Re: Kernel 2.2.1 and sysvinit 2.76 possible bug

Oliver Xymoron (oxymoron@waste.org)
Thu, 25 Feb 1999 11:13:47 -0600 (CST)


On Wed, 24 Feb 1999, B. James Phillippe wrote:

> I see. So tanking the whole unit is better. That way, if no one is
> around, they won't even notice there is a problem (unless they check uptime
> and/or read their logs carefully).

Or they have 'echo Reboot | mail -s "Reboot" root' in their rc
scripts.
Great for unattended machines.

> Seriously, I agree that losing init is going to cause Big Grief, and is an
> unrecoverable situation. But perhaps the user wishes to preserve some
> flexibility as to how to proceed in this dire situation (ie. an opportunity
> to carry out some other task perhaps, before cycling).
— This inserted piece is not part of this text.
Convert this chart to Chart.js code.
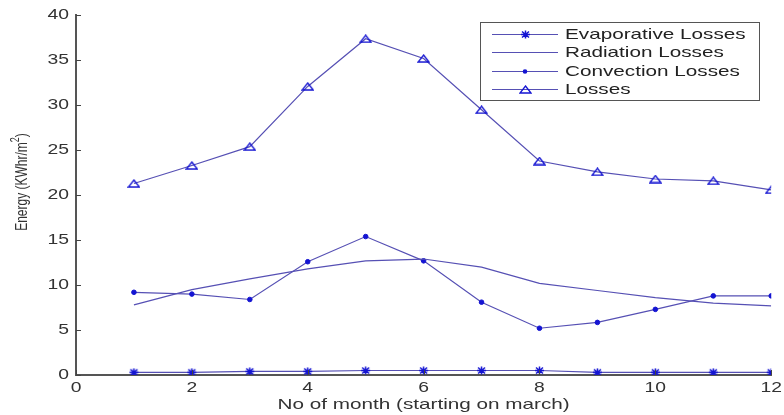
<!DOCTYPE html>
<html>
<head>
<meta charset="utf-8">
<script src="https://cdn.jsdelivr.net/npm/chart.js@4/dist/chart.umd.min.js"></script>
<style>
  html, body { margin: 0; padding: 0; background: #fff; }
  #wrap { width: 784px; height: 415px; }
</style>
</head>
<body>
<div id="wrap"><canvas id="c" width="784" height="415"></canvas></div>
<script>
// Month index (1 = March)
const months = [1, 2, 3, 4, 5, 6, 7, 8, 9, 10, 11, 12];

// Monthly energy losses, KWhr/m²
const evaporative = [0.3, 0.3, 0.4, 0.4, 0.5, 0.5, 0.5, 0.5, 0.3, 0.3, 0.3, 0.3];
const radiation   = [7.8, 9.5, 10.7, 11.8, 12.7, 12.9, 12.0, 10.2, 9.4, 8.6, 8.0, 7.7];
const convection  = [9.2, 9.0, 8.4, 12.6, 15.4, 12.7, 8.1, 5.2, 5.85, 7.3, 8.8, 8.8];
const losses      = [21.3, 23.3, 25.4, 32.1, 37.4, 35.2, 29.5, 23.8, 22.6, 21.8, 21.6, 20.6];

const seriesNames = ['Evaporative Losses', 'Radiation Losses', 'Convection Losses', 'Losses'];

const LINE = '#5650b4';
const MARK = '#1414d2';
const TEXT = '#333';
const FONT = "'Liberation Sans', Arial, sans-serif";
const WIDE = 1.38;   // horizontal stretch applied to all lettering

const toXY = vals => months.map((m, i) => ({ x: m, y: vals[i] }));

// Wide, flat marker glyphs
function makeMarker(w, h, draw) {
  const cv = document.createElement('canvas');
  cv.width = w; cv.height = h;
  const g = cv.getContext('2d');
  g.strokeStyle = MARK;
  g.lineWidth = 1.3;
  draw(g, w, h);
  return cv;
}
const triMarker = makeMarker(13, 9, (g, w, h) => {
  g.beginPath();
  g.moveTo(w / 2, 1);
  g.lineTo(w - 1, h - 1);
  g.lineTo(1, h - 1);
  g.closePath();
  g.stroke();
});
const starMarker = makeMarker(11, 9, (g, w, h) => {
  const cx = w / 2, cy = h / 2;
  g.lineWidth = 1.5;
  g.beginPath();
  g.moveTo(cx, 0.5); g.lineTo(cx, h - 0.5);
  g.moveTo(1, cy); g.lineTo(w - 1, cy);
  g.moveTo(2, 1.5); g.lineTo(w - 2, h - 1.5);
  g.moveTo(w - 2, 1.5); g.lineTo(2, h - 1.5);
  g.stroke();
});

// Stretch every piece of text horizontally about its anchor point
const canvas = document.getElementById('c');
const ctx2d = canvas.getContext('2d');
const baseFillText = ctx2d.fillText.bind(ctx2d);
ctx2d.fillText = function (text, x, y, maxWidth) {
  const m = this.getTransform();
  const p = m.transformPoint(new DOMPoint(x, y));
  this.save();
  this.setTransform(new DOMMatrix().translate(p.x, p.y).scale(WIDE, 1).translate(-p.x, -p.y).multiply(m));
  if (maxWidth === undefined) baseFillText(text, x, y);
  else baseFillText(text, x, y, maxWidth);
  this.restore();
};

// Legend box drawn inside the plot area
const boxLegend = {
  id: 'boxLegend',
  afterDraw(chart) {
    const ctx = chart.ctx;
    const x0 = 480, y0 = 22, w = 279, h = 78;
    ctx.save();
    ctx.fillStyle = '#fff';
    ctx.fillRect(x0, y0, w, h);
    ctx.strokeStyle = '#555';
    ctx.lineWidth = 1;
    ctx.strokeRect(x0 + 0.5, y0 + 0.5, w, h);
    const rows = [34, 52, 71, 89];
    chart.data.datasets.forEach((ds, i) => {
      const y = rows[i];
      ctx.strokeStyle = ds.borderColor;
      ctx.lineWidth = 1.2;
      ctx.beginPath();
      ctx.moveTo(492, y + 0.5);
      ctx.lineTo(558, y + 0.5);
      ctx.stroke();
      const ps = ds.pointStyle;
      if (ds.pointRadius > 0) {
        if (ps instanceof HTMLCanvasElement) {
          ctx.drawImage(ps, Math.round(525 - ps.width / 2), Math.round(y + 0.5 - ps.height / 2));
        } else {
          ctx.fillStyle = ds.pointBackgroundColor;
          ctx.beginPath();
          ctx.arc(525, y + 0.5, ds.pointRadius, 0, Math.PI * 2);
          ctx.fill();
        }
      }
      ctx.fillStyle = '#222';
      ctx.font = '15px ' + FONT;
      ctx.textBaseline = 'middle';
      ctx.textAlign = 'left';
      ctx.fillText(seriesNames[i], 565, y + 1);
    });
    ctx.restore();
  }
};

// Inward tick marks and the rotated y-axis title
const axisExtras = {
  id: 'axisExtras',
  afterDatasetsDraw(chart) {
    const ctx = chart.ctx;
    const xs = chart.scales.x, ys = chart.scales.y;
    const a = chart.chartArea;
    ctx.save();
    ctx.strokeStyle = '#444';
    ctx.lineWidth = 1;
    ys.ticks.forEach(t => {
      const py = Math.round(ys.getPixelForValue(t.value)) + 0.5;
      ctx.beginPath();
      ctx.moveTo(a.left, py);
      ctx.lineTo(a.left + 5, py);
      ctx.stroke();
    });
    xs.ticks.forEach(t => {
      const px = Math.round(xs.getPixelForValue(t.value)) + 0.5;
      ctx.beginPath();
      ctx.moveTo(px, a.bottom);
      ctx.lineTo(px, a.bottom - 5);
      ctx.stroke();
    });
    ctx.restore();

    // y title: "Energy (KWhr/m²)" with a raised 2
    ctx.save();
    ctx.translate(22, 182);
    ctx.rotate(-Math.PI / 2);
    ctx.fillStyle = TEXT;
    ctx.textBaseline = 'middle';
    ctx.textAlign = 'left';
    const main = 'Energy (KWhr/m';
    const big = '12px ' + FONT, small = '9px ' + FONT;
    ctx.font = big;
    const w1 = ctx.measureText(main).width;
    ctx.font = small;
    const w2 = ctx.measureText('2').width;
    ctx.font = big;
    const w3 = ctx.measureText(')').width;
    let x = -(w1 + w2 + w3) / 2;
    ctx.fillText(main, x, 0);
    x += w1;
    ctx.font = small;
    ctx.fillText('2', x, -6);
    x += w2;
    ctx.font = big;
    ctx.fillText(')', x, 0);
    ctx.restore();
  }
};

const common = {
  borderColor: LINE,
  borderWidth: 1.2,
  pointBorderColor: MARK,
  pointBackgroundColor: MARK,
  fill: false,
  tension: 0
};

new Chart(canvas, {
  type: 'line',
  data: {
    datasets: [
      Object.assign({}, common, { label: seriesNames[0], data: toXY(evaporative),
        pointStyle: starMarker, pointRadius: 5 }),
      Object.assign({}, common, { label: seriesNames[1], data: toXY(radiation),
        pointRadius: 0 }),
      Object.assign({}, common, { label: seriesNames[2], data: toXY(convection),
        pointStyle: 'circle', pointRadius: 2.3, pointBorderWidth: 1 }),
      Object.assign({}, common, { label: seriesNames[3], data: toXY(losses),
        pointStyle: triMarker, pointRadius: 6 })
    ]
  },
  options: {
    responsive: false,
    animation: false,
    layout: { padding: { top: 15, right: 11, left: 0, bottom: 0 } },
    plugins: {
      legend: { display: false },
      tooltip: { enabled: false }
    },
    scales: {
      x: {
        type: 'linear',
        min: 0, max: 12,
        afterFit(s) { s.height = 40; },
        ticks: { stepSize: 2, padding: 5, color: TEXT, font: { family: FONT, size: 14 }, maxRotation: 0 },
        grid: { display: true, drawOnChartArea: false, drawTicks: false },
        border: { display: true, color: '#555', width: 2 },
        title: { display: true, text: 'No of month (starting on march)', color: TEXT,
                 font: { family: FONT, size: 15 }, padding: { top: 0, bottom: 1 } }
      },
      y: {
        min: 0, max: 40,
        afterFit(s) { s.width = 76; },
        ticks: { stepSize: 5, padding: 7, color: TEXT, font: { family: FONT, size: 14 } },
        grid: { display: true, drawOnChartArea: false, drawTicks: false },
        border: { display: true, color: '#555', width: 2 }
      }
    }
  },
  plugins: [axisExtras, boxLegend]
});
</script>
</body>
</html>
I would suggest
> that the behavior on loss of init be a toggleable /proc/sys/kernel switch.

No, this is where people should be using a watchdog. If init dies, the
machine should not try to do any special recovery and the watchdog process
should do the reboot if it decides _in user space_ that things are out of
whack.

--
 "Love the dolphins," she advised him. "Write by W.A.S.T.E.."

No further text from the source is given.